3580 Carmel Mountain Road, Suite 200

San Diego

California 92130

United States of America

 

(Addressee)

 

15 May 2026

Cayman Office

 

Appleby (Cayman) Ltd.

9th Floor, 60 Nexus Way

Camana Bay, Grand Cayman

 

PO Box 190, KY1-1104

Cayman Islands

 

Tel +1 345 949 4900

 

applebyglobal.com

 

  

Dear Sir or Madam

 

Connect Biopharma Holdings Limited

 

We have acted as Cayman Islands legal advisers to Connect Biopharma Holdings Limited (the “Company”) in connection with the filing with the Securities and Exchange Commission (the “Commission”) under the U.S. Securities Act of 1933, as amended, to date of the Company’s registration statement on Form F-3 dated 15 May 2026, including all amendments or supplements thereto (the “Registration Statement”) relating to the resale of up to 6,130,000 ordinary shares of the Company with par value $0.000174 each (the “Ordinary Shares”), as more particularly described in the Registration Statement.

 

1.  DOCUMENTS REVIEWED

 

For the purposes of this opinion, we have reviewed only originals, copies or final drafts of the following documents:

 

1.1  The certificate of incorporation dated 20 November 2015 issued by the Registrar of Companies in the Cayman Islands.

 

1.2  The fifth amended and restated memorandum and articles of association of the Company as adopted by special resolution passed on 12 March 2021, effective 23 March 2021 (the “Memorandum and Articles”).

 

1.3  A copy of the resolutions of the board of directors of the Company dated 29 March 2026 (the “Directors’ Resolutions”).

 

1.4  A certificate from a director of the Company, a copy of which is attached hereto (the “Director’s Certificate”).

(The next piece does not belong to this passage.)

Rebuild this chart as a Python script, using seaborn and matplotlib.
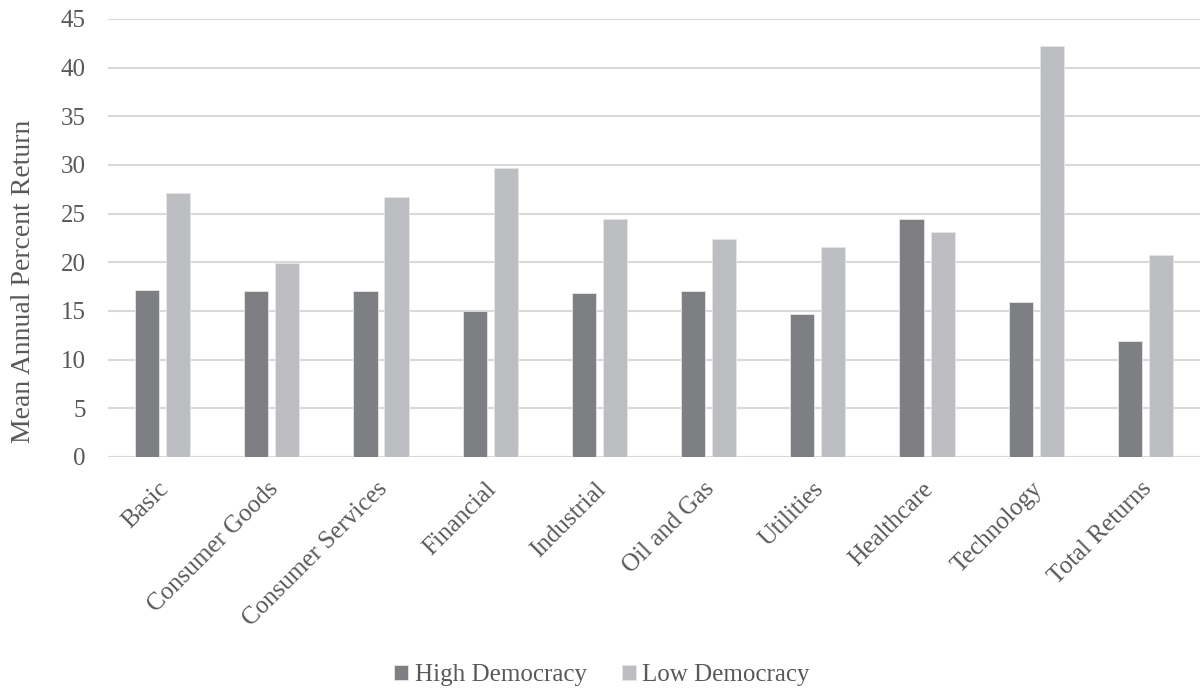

Appleby (Cayman) Ltd. (the Legal Practice) is a company limited by shares incorporated in the Cayman Islands and approved and recognised under the Legal Practitioners (Incorporated Practice) Regulations 2006 (as amended). “Partner” is a title referring to a director, shareholder or an employee of the Legal Practice. A list of such persons can be obtained from your relationship partner.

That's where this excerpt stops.